Rows from a dataset of charts and code:
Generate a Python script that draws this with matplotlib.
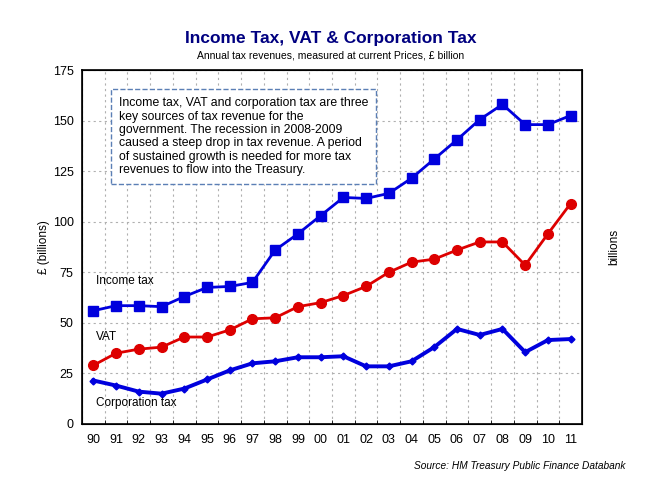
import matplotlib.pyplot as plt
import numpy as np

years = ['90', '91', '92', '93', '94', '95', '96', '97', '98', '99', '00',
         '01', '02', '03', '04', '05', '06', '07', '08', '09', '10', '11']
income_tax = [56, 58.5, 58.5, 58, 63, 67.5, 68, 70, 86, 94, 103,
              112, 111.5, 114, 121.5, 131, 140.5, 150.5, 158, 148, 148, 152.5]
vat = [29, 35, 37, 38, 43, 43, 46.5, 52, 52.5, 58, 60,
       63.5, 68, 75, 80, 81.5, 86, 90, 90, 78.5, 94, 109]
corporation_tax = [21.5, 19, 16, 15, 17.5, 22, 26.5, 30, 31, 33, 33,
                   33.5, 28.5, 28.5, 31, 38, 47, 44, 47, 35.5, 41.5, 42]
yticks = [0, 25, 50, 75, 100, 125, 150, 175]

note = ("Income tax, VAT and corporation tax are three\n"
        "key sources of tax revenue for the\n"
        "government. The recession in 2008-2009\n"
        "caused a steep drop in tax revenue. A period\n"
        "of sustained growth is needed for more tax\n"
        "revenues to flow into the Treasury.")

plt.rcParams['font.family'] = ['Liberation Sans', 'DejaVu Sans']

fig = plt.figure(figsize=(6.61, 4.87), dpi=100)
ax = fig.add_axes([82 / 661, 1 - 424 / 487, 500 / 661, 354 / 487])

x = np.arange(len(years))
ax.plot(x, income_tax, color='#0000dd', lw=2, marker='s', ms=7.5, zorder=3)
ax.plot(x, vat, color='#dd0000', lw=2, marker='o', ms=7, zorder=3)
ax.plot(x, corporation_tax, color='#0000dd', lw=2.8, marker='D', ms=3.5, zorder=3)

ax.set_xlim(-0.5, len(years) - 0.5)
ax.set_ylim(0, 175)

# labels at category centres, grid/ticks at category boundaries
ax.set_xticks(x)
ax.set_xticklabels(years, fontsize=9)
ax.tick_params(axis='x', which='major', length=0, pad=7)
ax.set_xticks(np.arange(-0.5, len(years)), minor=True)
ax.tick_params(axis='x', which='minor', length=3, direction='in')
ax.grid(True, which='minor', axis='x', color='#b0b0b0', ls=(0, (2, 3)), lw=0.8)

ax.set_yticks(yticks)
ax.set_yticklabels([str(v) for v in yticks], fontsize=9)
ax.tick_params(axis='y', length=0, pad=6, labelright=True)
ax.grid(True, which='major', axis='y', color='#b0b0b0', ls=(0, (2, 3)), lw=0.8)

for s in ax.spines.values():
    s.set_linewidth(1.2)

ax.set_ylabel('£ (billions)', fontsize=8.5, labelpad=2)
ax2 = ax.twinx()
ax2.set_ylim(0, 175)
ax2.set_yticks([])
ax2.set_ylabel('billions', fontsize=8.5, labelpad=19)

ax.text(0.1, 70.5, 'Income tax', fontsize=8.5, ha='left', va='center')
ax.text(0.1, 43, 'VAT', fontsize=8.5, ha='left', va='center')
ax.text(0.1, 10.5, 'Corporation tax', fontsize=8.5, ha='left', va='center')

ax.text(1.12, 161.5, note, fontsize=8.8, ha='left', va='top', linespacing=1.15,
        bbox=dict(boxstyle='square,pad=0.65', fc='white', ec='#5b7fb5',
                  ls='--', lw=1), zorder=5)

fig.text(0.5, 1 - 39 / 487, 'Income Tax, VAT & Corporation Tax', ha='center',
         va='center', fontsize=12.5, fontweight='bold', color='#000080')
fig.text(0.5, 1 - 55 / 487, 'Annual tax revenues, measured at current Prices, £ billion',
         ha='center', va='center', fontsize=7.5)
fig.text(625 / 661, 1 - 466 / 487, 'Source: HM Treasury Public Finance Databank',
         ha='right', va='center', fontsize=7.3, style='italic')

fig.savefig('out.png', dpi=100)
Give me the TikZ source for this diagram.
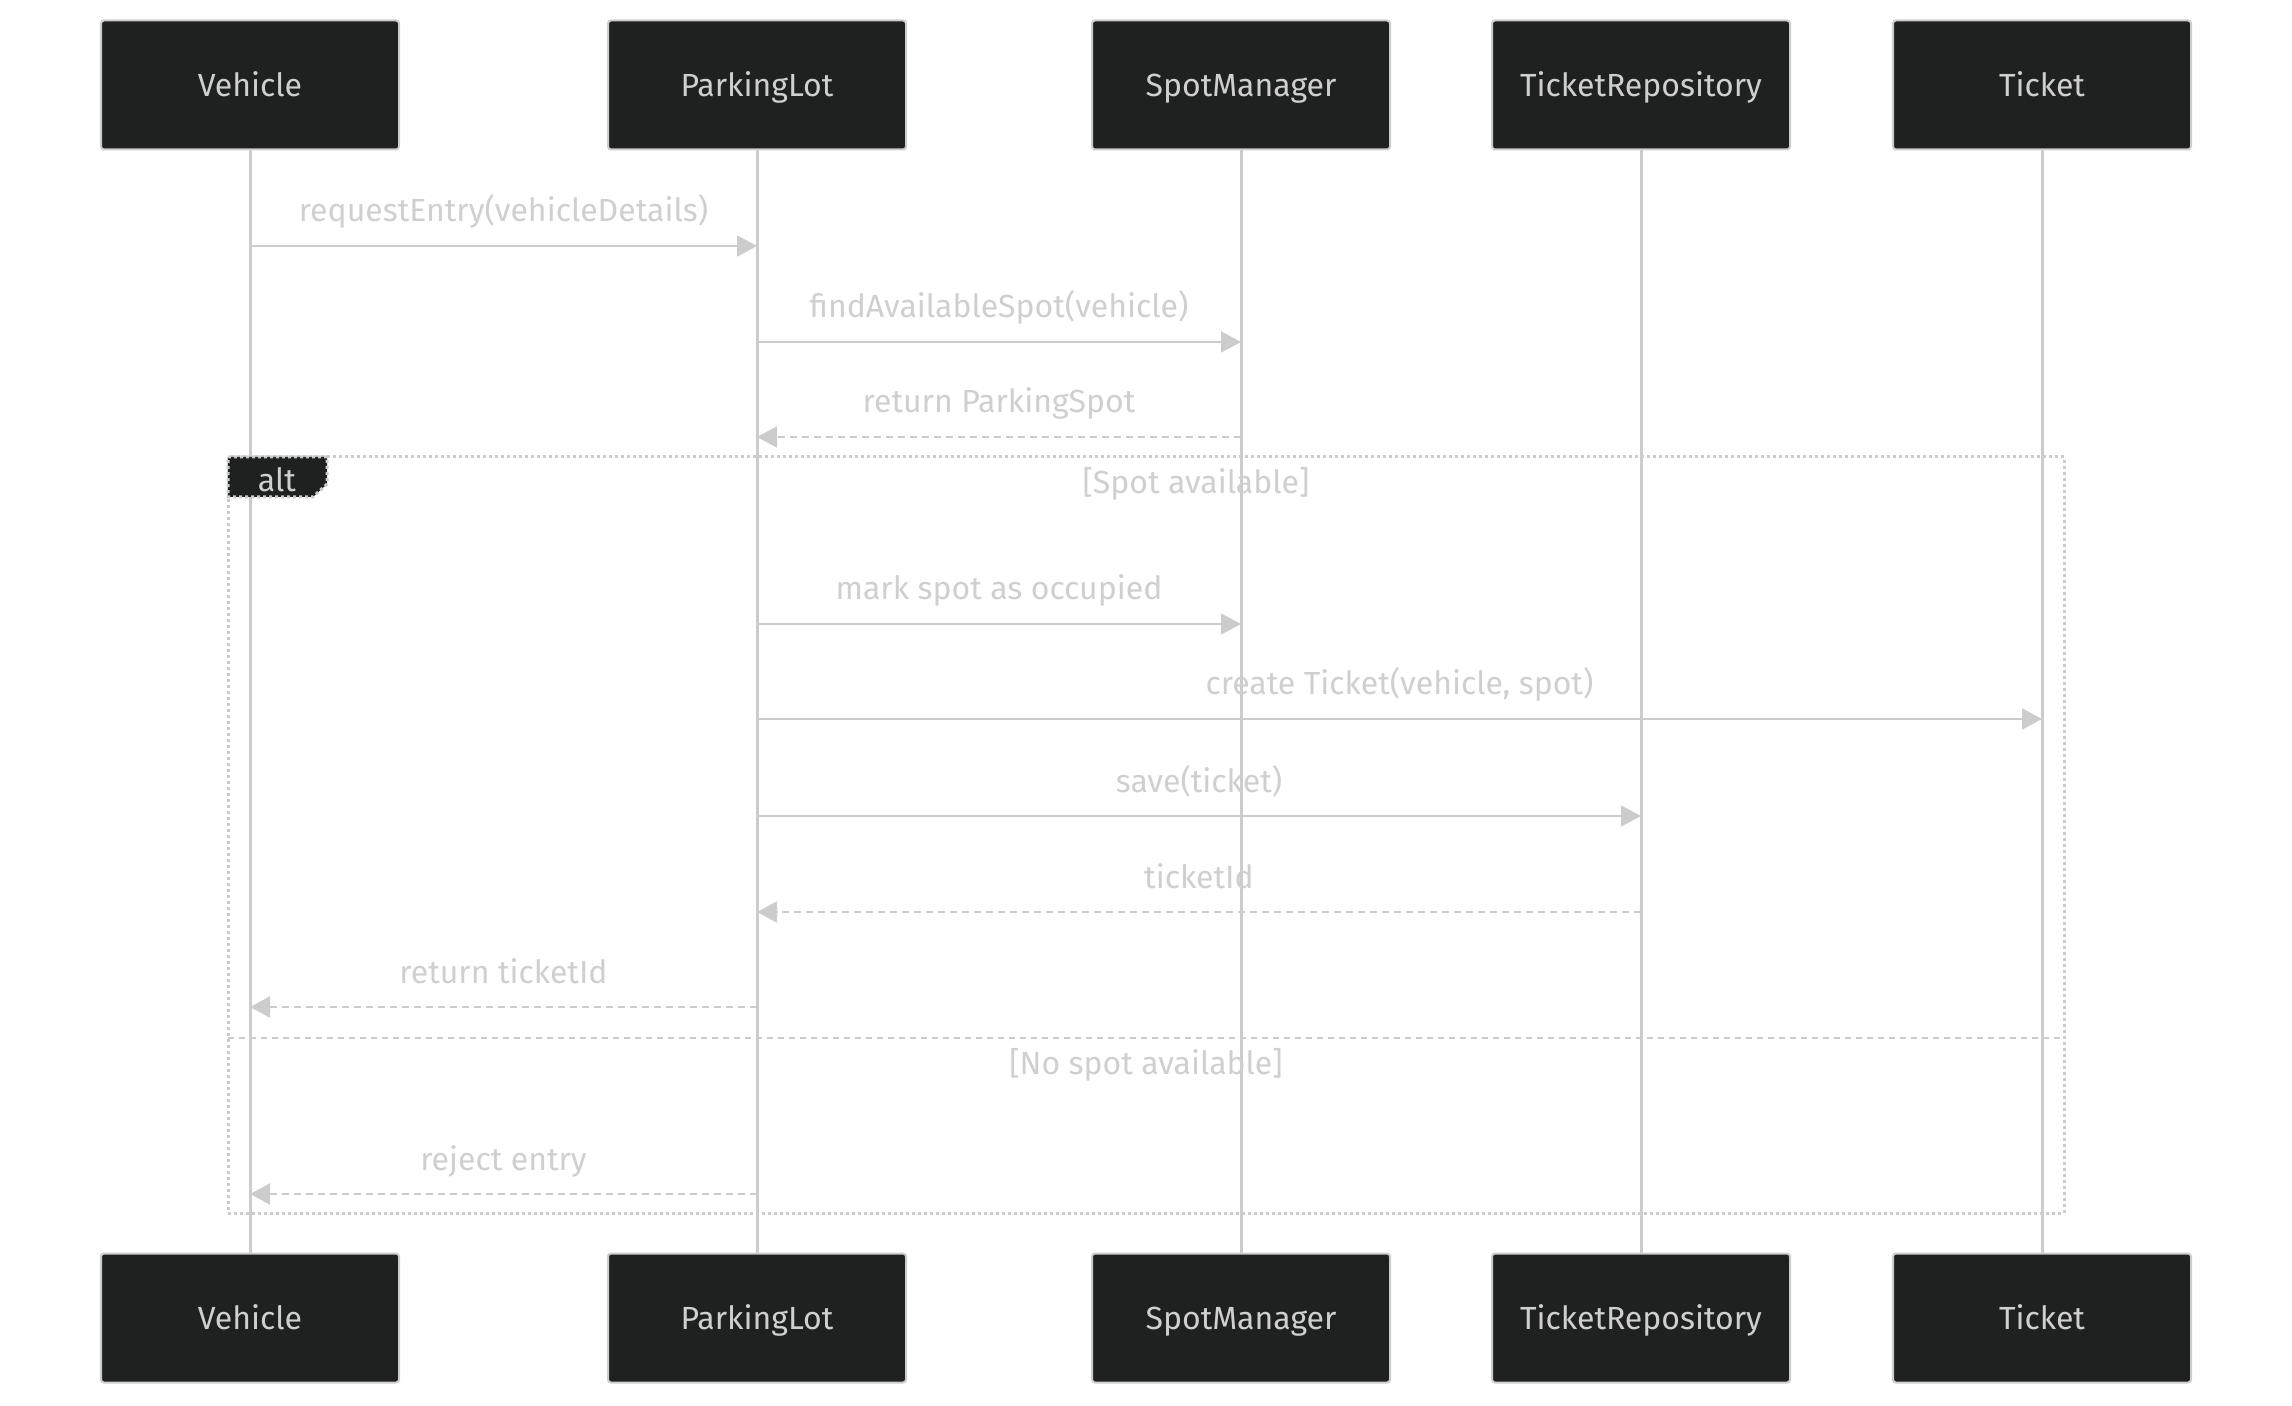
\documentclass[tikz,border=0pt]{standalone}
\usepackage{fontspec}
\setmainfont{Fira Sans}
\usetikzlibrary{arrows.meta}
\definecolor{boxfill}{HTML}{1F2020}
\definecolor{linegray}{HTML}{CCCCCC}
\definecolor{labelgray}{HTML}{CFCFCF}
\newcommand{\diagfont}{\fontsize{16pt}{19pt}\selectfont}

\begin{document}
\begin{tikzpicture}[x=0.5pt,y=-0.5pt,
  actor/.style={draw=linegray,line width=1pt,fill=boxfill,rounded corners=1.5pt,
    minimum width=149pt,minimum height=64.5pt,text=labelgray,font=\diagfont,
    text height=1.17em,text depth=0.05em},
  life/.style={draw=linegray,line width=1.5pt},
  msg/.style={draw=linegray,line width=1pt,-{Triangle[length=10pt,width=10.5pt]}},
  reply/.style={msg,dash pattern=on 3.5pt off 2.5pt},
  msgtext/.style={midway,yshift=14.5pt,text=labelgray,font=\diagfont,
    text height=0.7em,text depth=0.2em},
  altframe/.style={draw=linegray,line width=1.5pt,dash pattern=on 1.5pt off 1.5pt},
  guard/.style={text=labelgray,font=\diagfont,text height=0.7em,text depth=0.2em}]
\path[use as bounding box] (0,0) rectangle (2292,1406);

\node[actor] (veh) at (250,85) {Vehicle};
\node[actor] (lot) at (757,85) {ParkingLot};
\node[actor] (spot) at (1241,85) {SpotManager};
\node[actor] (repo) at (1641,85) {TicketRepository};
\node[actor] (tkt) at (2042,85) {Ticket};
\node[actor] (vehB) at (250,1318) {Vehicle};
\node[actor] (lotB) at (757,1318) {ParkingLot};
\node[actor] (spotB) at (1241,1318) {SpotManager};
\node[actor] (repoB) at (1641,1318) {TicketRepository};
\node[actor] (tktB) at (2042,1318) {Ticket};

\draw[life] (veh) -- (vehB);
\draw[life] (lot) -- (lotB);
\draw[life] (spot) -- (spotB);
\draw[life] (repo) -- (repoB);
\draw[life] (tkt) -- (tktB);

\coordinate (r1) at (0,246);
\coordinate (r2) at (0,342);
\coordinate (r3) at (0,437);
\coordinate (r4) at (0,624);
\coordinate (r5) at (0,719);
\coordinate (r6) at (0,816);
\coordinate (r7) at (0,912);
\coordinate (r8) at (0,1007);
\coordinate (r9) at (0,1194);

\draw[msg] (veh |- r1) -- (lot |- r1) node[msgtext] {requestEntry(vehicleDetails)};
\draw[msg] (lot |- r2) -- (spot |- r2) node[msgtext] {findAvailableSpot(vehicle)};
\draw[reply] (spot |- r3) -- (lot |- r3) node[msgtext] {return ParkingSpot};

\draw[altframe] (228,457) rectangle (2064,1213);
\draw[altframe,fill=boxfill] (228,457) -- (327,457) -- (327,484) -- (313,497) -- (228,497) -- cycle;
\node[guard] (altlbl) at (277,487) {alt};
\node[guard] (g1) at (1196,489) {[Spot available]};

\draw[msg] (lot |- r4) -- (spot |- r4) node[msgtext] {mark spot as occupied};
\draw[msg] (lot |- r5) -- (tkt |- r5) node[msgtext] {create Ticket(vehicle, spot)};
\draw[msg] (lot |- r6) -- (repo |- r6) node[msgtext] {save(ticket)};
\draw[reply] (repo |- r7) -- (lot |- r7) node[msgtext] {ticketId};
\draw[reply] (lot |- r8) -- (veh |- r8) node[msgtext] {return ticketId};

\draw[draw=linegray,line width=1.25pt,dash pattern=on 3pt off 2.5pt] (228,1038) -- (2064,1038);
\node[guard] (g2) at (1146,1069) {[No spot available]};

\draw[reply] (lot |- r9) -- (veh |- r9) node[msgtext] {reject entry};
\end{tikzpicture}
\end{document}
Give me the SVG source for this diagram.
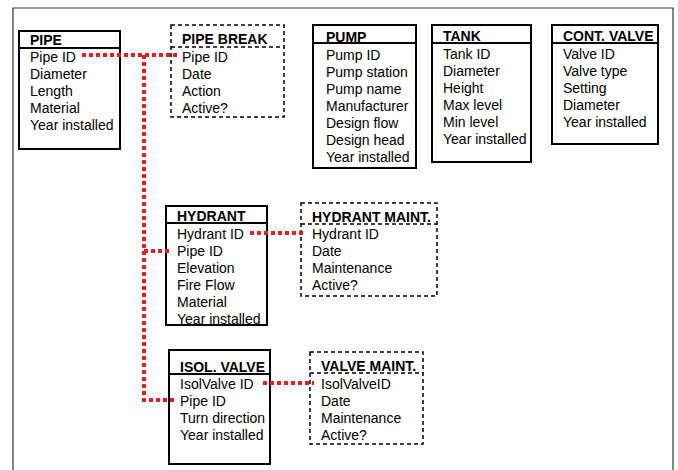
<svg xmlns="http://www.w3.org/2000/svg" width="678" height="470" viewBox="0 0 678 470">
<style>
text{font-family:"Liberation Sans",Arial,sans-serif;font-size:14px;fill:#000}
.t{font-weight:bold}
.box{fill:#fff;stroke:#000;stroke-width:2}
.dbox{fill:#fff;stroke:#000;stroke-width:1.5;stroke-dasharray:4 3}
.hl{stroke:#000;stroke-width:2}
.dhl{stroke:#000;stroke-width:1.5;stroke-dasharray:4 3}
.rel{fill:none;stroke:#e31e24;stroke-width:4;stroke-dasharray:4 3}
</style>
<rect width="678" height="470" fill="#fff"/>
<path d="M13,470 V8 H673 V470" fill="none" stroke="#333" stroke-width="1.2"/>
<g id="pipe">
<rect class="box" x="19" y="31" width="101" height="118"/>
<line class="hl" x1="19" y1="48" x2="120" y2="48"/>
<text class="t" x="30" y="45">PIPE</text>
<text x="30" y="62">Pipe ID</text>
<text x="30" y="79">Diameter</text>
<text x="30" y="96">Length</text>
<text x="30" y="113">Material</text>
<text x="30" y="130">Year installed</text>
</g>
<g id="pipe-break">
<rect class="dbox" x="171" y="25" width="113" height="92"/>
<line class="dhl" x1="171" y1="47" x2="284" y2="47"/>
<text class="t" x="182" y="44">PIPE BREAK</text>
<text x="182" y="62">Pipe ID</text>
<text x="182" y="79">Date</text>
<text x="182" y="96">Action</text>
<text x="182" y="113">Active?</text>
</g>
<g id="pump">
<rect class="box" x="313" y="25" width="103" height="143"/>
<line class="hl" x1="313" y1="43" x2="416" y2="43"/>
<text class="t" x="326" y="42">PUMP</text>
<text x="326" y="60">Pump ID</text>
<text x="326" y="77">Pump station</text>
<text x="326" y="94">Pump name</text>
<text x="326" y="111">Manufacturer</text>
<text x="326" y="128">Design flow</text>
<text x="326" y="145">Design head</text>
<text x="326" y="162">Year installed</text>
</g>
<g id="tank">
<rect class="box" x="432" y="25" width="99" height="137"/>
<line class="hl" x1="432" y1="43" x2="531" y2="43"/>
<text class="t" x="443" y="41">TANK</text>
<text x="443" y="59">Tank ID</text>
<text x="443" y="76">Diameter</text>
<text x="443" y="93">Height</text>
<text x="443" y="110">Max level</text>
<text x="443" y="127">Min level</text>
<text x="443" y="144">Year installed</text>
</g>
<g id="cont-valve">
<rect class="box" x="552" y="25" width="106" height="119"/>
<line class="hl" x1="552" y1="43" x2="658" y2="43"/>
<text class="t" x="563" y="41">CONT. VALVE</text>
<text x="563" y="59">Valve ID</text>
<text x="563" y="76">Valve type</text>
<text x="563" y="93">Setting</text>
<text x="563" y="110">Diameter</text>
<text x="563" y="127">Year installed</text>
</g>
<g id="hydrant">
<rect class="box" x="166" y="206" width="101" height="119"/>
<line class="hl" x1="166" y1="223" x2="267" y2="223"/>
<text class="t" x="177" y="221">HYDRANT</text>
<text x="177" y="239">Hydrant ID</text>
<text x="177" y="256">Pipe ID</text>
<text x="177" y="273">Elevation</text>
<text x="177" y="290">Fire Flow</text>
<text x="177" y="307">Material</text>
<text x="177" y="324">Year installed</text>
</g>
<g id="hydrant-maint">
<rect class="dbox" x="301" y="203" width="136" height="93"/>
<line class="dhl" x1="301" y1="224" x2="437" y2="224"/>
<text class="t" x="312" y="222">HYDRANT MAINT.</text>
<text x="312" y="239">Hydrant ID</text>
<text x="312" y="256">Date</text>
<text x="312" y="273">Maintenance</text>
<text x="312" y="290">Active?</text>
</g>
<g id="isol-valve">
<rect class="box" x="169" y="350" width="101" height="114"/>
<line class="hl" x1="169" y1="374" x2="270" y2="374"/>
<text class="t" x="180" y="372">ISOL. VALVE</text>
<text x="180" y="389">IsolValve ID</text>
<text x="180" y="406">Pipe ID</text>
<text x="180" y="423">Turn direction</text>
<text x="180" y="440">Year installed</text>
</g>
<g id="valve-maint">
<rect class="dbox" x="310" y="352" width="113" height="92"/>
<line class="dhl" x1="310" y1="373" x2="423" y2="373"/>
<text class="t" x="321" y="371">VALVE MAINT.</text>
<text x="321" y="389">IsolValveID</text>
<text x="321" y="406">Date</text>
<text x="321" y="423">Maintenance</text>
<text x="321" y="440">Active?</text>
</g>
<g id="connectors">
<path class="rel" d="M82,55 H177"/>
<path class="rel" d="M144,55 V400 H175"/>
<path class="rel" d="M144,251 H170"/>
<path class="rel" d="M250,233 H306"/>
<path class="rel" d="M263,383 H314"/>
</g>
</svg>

**Your goal**: Everything from the first line of the records through the line containing "import numpy as np" should be reproduced exactly, apart from the pictures.

**Full answer**:
Generate a Python script that draws this with matplotlib.
import matplotlib.pyplot as plt
import numpy as np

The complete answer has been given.